● DIRECTIVE
Among the lines of data below, reproduce only those from the one with "Generate a LaTeX" through the one with "(7,9) -- (952,9);", exactly as they stand, both ends included.

--- Start INPUT FOR THIS TASK ---

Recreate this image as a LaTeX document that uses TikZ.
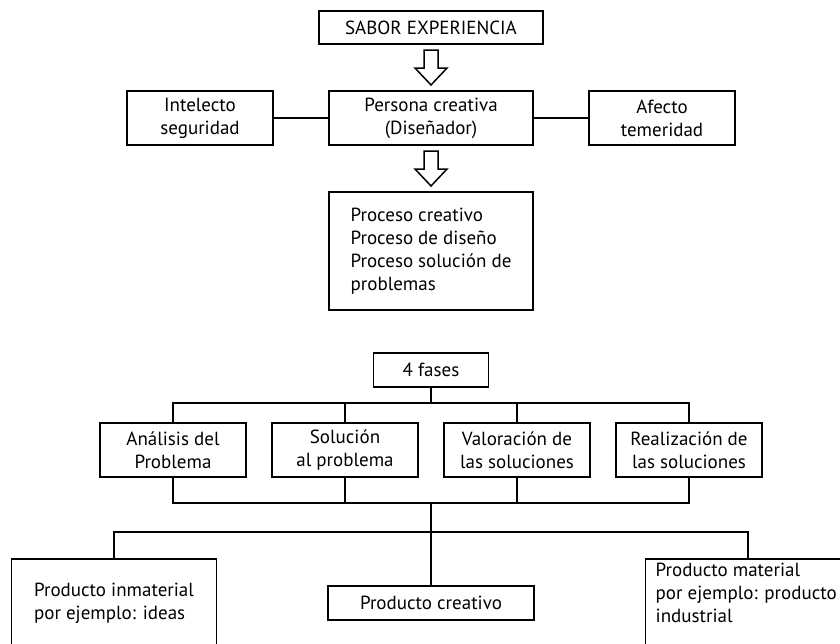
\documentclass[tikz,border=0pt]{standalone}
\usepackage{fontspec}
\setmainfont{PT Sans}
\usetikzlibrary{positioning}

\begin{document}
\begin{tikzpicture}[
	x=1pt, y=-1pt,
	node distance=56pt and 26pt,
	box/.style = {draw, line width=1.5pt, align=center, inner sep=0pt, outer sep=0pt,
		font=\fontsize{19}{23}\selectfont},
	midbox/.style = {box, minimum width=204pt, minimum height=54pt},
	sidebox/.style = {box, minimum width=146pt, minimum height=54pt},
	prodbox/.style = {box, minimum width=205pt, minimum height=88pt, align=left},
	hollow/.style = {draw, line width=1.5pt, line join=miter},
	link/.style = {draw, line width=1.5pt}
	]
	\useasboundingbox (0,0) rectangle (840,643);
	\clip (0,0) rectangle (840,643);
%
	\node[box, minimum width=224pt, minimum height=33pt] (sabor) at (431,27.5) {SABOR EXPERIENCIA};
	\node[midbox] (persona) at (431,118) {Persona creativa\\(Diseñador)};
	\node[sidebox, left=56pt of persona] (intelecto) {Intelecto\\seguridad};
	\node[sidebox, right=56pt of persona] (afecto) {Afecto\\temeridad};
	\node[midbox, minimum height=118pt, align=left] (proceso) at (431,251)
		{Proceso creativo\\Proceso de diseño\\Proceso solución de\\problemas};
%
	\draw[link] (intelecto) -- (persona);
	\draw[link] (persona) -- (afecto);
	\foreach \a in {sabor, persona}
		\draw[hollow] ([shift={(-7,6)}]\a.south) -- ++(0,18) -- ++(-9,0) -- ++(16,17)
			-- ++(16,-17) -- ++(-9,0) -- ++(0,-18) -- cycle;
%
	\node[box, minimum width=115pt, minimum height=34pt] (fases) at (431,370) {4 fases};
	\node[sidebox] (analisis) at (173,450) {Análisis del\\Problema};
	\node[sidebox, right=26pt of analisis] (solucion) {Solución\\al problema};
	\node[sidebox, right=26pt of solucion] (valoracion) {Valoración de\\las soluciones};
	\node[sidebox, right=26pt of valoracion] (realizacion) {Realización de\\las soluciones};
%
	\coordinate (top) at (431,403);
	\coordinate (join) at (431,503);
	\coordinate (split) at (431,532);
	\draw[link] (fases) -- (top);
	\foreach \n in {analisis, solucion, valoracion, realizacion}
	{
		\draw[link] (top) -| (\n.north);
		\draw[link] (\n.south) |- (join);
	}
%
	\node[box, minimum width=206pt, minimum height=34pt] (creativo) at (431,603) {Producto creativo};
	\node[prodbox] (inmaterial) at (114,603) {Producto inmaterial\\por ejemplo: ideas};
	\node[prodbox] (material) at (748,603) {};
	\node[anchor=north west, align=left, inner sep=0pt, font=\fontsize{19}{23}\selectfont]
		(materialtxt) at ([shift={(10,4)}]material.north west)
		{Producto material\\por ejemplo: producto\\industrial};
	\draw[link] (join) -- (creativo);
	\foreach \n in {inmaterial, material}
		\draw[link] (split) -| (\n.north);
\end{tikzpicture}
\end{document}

--- End INPUT FOR THIS TASK ---
--- Start INPUT FOR THIS TASK ---

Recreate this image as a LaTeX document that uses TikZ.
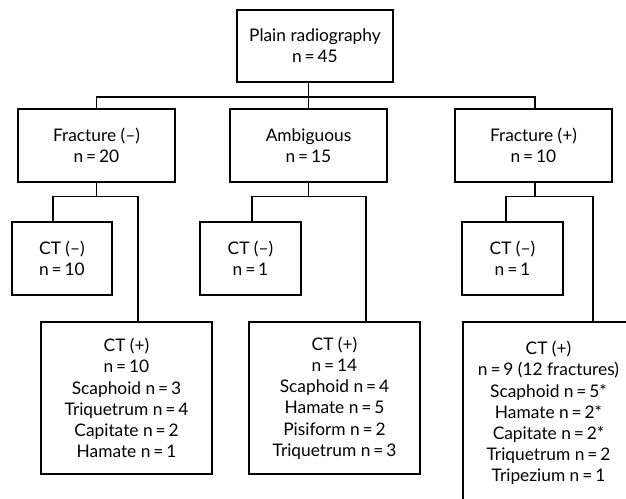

--- End INPUT FOR THIS TASK ---
--- Start INPUT FOR THIS TASK ---

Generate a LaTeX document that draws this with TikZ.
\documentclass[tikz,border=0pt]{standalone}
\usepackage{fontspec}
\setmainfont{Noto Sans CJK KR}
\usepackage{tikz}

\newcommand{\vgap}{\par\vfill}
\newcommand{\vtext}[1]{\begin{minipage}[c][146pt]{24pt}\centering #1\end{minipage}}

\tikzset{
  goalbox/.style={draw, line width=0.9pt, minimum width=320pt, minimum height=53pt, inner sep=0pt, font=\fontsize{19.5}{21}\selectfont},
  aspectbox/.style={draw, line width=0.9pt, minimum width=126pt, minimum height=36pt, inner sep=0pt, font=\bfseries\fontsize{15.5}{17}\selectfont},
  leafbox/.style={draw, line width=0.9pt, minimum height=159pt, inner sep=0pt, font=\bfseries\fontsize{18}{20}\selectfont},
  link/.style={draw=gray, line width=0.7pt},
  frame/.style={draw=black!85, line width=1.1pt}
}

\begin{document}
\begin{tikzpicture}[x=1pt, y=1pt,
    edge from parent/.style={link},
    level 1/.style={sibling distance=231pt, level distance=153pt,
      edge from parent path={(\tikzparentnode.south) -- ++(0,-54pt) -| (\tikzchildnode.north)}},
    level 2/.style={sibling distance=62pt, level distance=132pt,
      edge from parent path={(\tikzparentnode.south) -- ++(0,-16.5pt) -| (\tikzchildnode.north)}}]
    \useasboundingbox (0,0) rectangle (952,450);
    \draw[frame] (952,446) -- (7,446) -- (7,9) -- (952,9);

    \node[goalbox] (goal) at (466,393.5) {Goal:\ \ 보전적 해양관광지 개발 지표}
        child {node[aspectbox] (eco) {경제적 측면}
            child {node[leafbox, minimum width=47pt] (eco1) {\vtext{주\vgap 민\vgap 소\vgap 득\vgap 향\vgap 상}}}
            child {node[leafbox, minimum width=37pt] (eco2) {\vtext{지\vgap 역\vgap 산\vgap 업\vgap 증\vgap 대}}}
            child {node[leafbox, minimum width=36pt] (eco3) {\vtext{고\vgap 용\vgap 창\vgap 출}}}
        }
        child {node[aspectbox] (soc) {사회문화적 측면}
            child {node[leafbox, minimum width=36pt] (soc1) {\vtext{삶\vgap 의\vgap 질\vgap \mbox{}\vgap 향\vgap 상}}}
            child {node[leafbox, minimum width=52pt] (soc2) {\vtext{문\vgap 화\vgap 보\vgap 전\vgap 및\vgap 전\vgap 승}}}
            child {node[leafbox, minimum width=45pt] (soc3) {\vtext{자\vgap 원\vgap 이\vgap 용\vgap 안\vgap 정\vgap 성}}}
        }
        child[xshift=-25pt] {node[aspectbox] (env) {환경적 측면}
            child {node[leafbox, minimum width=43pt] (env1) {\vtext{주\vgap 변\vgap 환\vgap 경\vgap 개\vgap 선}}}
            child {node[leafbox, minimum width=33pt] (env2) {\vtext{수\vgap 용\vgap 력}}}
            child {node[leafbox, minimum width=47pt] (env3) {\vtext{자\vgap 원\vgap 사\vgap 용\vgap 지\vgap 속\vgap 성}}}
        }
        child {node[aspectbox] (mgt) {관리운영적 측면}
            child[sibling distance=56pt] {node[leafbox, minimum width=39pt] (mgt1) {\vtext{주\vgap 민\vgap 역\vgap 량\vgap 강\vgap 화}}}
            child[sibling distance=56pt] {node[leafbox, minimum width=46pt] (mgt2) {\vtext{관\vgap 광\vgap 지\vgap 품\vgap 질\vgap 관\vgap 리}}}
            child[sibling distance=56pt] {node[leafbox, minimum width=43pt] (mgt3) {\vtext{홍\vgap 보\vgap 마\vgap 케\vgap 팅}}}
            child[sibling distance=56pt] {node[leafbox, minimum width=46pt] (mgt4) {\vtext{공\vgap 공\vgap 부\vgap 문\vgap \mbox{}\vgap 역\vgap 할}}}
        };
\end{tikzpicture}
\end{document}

--- End INPUT FOR THIS TASK ---

● ANSWER TO THIS PROBLEM
Generate a LaTeX document that draws this with TikZ.
\documentclass[tikz,border=0pt]{standalone}
\usepackage{fontspec}
\setmainfont{Noto Sans CJK KR}
\usepackage{tikz}

\newcommand{\vgap}{\par\vfill}
\newcommand{\vtext}[1]{\begin{minipage}[c][146pt]{24pt}\centering #1\end{minipage}}

\tikzset{
  goalbox/.style={draw, line width=0.9pt, minimum width=320pt, minimum height=53pt, inner sep=0pt, font=\fontsize{19.5}{21}\selectfont},
  aspectbox/.style={draw, line width=0.9pt, minimum width=126pt, minimum height=36pt, inner sep=0pt, font=\bfseries\fontsize{15.5}{17}\selectfont},
  leafbox/.style={draw, line width=0.9pt, minimum height=159pt, inner sep=0pt, font=\bfseries\fontsize{18}{20}\selectfont},
  link/.style={draw=gray, line width=0.7pt},
  frame/.style={draw=black!85, line width=1.1pt}
}

\begin{document}
\begin{tikzpicture}[x=1pt, y=1pt,
    edge from parent/.style={link},
    level 1/.style={sibling distance=231pt, level distance=153pt,
      edge from parent path={(\tikzparentnode.south) -- ++(0,-54pt) -| (\tikzchildnode.north)}},
    level 2/.style={sibling distance=62pt, level distance=132pt,
      edge from parent path={(\tikzparentnode.south) -- ++(0,-16.5pt) -| (\tikzchildnode.north)}}]
    \useasboundingbox (0,0) rectangle (952,450);
    \draw[frame] (952,446) -- (7,446) -- (7,9) -- (952,9);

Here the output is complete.